Wednesday, January 5, 2011

US manufacturing

The US manufacturing sector finished 2010 in fine fettle. The Institute of Supply Management (ISM) Performance of Manufacturing Index (PMI) rose to 57.0 in December, up from 56.6 in November.

Manufacturing has to be a key sector in the US recovery, which belies its 11% prportion of the US economy. As we said right at the start of the recovery, growth would have to be driven by productive effort, with producers making things consumers want to buy. And while the US consumer remains in de-leveraging mode, the important consumers are external to the US i.e. exports.

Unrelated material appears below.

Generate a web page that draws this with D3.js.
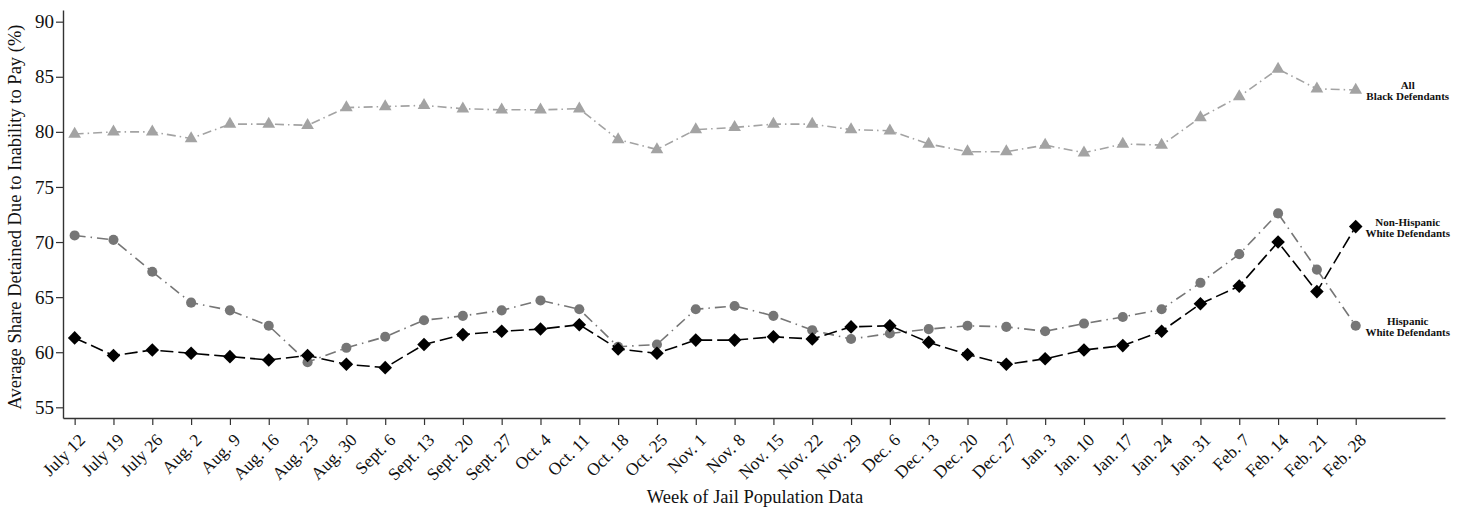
<!DOCTYPE html>
<html lang="en">
<head>
<meta charset="UTF-8">
<title>Share Detained Due to Inability to Pay</title>
<script src="https://d3js.org/d3.v7.min.js"></script>
<style>
  body { margin: 0; background: #fff; }
  svg { display: block; font-family: "Liberation Serif", "DejaVu Serif", serif; }
</style>
</head>
<body>
<div id="chart"></div>
<script>
// weeks of jail population data
const weeks = ["July 12", "July 19", "July 26", "Aug. 2", "Aug. 9", "Aug. 16", "Aug. 23", "Aug. 30",
  "Sept. 6", "Sept. 13", "Sept. 20", "Sept. 27", "Oct. 4", "Oct. 11", "Oct. 18", "Oct. 25",
  "Nov. 1", "Nov. 8", "Nov. 15", "Nov. 22", "Nov. 29", "Dec. 6", "Dec. 13", "Dec. 20", "Dec. 27",
  "Jan. 3", "Jan. 10", "Jan. 17", "Jan. 24", "Jan. 31", "Feb. 7", "Feb. 14", "Feb. 21", "Feb. 28"];

const blackAll = [79.8, 80.0, 80.0, 79.4, 80.7, 80.7, 80.6, 82.2, 82.3, 82.4, 82.1, 82.0, 82.0, 82.1,
  79.3, 78.4, 80.2, 80.4, 80.7, 80.7, 80.2, 80.1, 78.9, 78.2, 78.2, 78.8, 78.1, 78.9, 78.8,
  81.3, 83.2, 85.7, 83.9, 83.8];

const hispanicWhite = [70.6, 70.2, 67.3, 64.5, 63.8, 62.4, 59.1, 60.4, 61.4, 62.9, 63.3, 63.8, 64.7, 63.9,
  60.5, 60.7, 63.9, 64.2, 63.3, 62.0, 61.2, 61.7, 62.1, 62.4, 62.3, 61.9, 62.6, 63.2, 63.9,
  66.3, 68.9, 72.6, 67.5, 62.4];

const nonHispanicWhite = [61.3, 59.7, 60.2, 59.9, 59.6, 59.3, 59.7, 58.9, 58.6, 60.7, 61.6, 61.9, 62.1, 62.5,
  60.3, 59.9, 61.1, 61.1, 61.4, 61.2, 62.3, 62.4, 60.9, 59.8, 58.9, 59.4, 60.2, 60.6, 61.9,
  64.4, 66.0, 70.0, 65.5, 71.4];

const yTicks = [55, 60, 65, 70, 75, 80, 85, 90];

const width = 1463, height = 508;
const plotLeft = 63, plotRight = 1445, plotTop = 10, plotBottom = 418;

const svg = d3.select("#chart").append("svg")
  .attr("width", width)
  .attr("height", height);

const x = d3.scaleLinear().domain([-0.3, 35.3]).range([plotLeft, plotRight]);
const y = d3.scaleLinear().domain([54.03, 91.06]).range([plotBottom, plotTop]);

// axes
const xAxis = svg.append("g")
  .attr("transform", `translate(0,${plotBottom})`)
  .call(d3.axisBottom(x).tickValues(d3.range(weeks.length)).tickSize(7).tickSizeOuter(0)
    .tickFormat(i => weeks[i]));
xAxis.select(".domain").attr("stroke", "#333").attr("stroke-width", 1.4);
xAxis.selectAll(".tick line").attr("stroke", "#333").attr("stroke-width", 1.2);
xAxis.selectAll(".tick text")
  .attr("text-anchor", "end")
  .attr("font-family", "Liberation Serif")
  .attr("font-size", 17.5)
  .attr("fill", "#111")
  .attr("y", 0)
  .attr("dy", 0)
  .attr("transform", "translate(11,23) rotate(-45)");

const yAxis = svg.append("g")
  .attr("transform", `translate(${plotLeft},0)`)
  .call(d3.axisLeft(y).tickValues(yTicks).tickSize(7).tickSizeOuter(0));
yAxis.select(".domain").attr("stroke", "#333").attr("stroke-width", 1.4);
yAxis.selectAll(".tick line").attr("stroke", "#333").attr("stroke-width", 1.2);
yAxis.selectAll(".tick text")
  .attr("font-family", "Liberation Serif")
  .attr("font-size", 19)
  .attr("fill", "#111")
  .attr("x", -9);

// axis titles
svg.append("text")
  .attr("x", 755)
  .attr("y", 503)
  .attr("text-anchor", "middle")
  .attr("font-size", 18.5)
  .attr("fill", "#111")
  .text("Week of Jail Population Data");

svg.append("text")
  .attr("transform", `translate(21,217) rotate(-90)`)
  .attr("text-anchor", "middle")
  .attr("font-size", 18.5)
  .attr("fill", "#111")
  .text("Average Share Detained Due to Inability to Pay (%)");

const series = [
  { values: blackAll, color: "#a3a3a3", dash: "9,4,1.5,4", symbol: d3.symbolTriangle, size: 70, rot: 0,
    label: ["All", "Black Defendants"] },
  { values: hispanicWhite, color: "#767676", dash: "11,5,1.5,5", symbol: d3.symbolCircle, size: 80, rot: 0,
    label: ["Hispanic", "White Defendants"] },
  { values: nonHispanicWhite, color: "#000", dash: "13,5", symbol: d3.symbolSquare, size: 92, rot: 45,
    label: ["Non-Hispanic", "White Defendants"] }
];

const line = d3.line().x((d, i) => x(i)).y(d => y(d));

series.forEach(s => {
  svg.append("path")
    .datum(s.values)
    .attr("fill", "none")
    .attr("stroke", s.color)
    .attr("stroke-width", 1.6)
    .attr("stroke-dasharray", s.dash)
    .attr("d", line);

  svg.append("g").selectAll("path")
    .data(s.values)
    .join("path")
    .attr("transform", (d, i) => `translate(${x(i)},${y(d)}) rotate(${s.rot})`)
    .attr("d", d3.symbol(s.symbol, s.size))
    .attr("fill", s.color);

  const last = s.values.length - 1;
  const lab = svg.append("text")
    .attr("x", x(last) + 52)
    .attr("y", y(s.values[last]) - 1)
    .attr("text-anchor", "middle")
    .attr("font-size", 11)
    .attr("font-weight", "bold")
    .attr("fill", "#111");
  lab.append("tspan").attr("x", x(last) + 52).text(s.label[0]);
  lab.append("tspan").attr("x", x(last) + 52).attr("dy", 11).text(s.label[1]);
});
</script>
</body>
</html>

With that in mind, the makeup of the latest PMI result makes for encouraging reading. In particular:

1) the production index hit 60.7 in December, up 5.7 percentage points

2) the trend in New Orders now appears to be on an upward trajectory

3) the export index came in at 54.5 which is down on Novembers 57.0, but still over 50

4) the inventories index fell to 51.8. indicating investories are still building, but at a slower pace.

Furthermore, factory orders rose 0.7% in November, towards the top end of market expectations. Orders for durable goods fell in the month, but orders for capital goods rose. We expect business investment to remain strong into 2011 as firms build productive capacity, an important precursor to strong productive sector recovery.

Sure this all falls someway short of a robust recovery, but the signs are positive. We continue to believe that this is the beginning of a resurgence in US manufacturing that will see its share of the US econony beging to rise after decades of decline.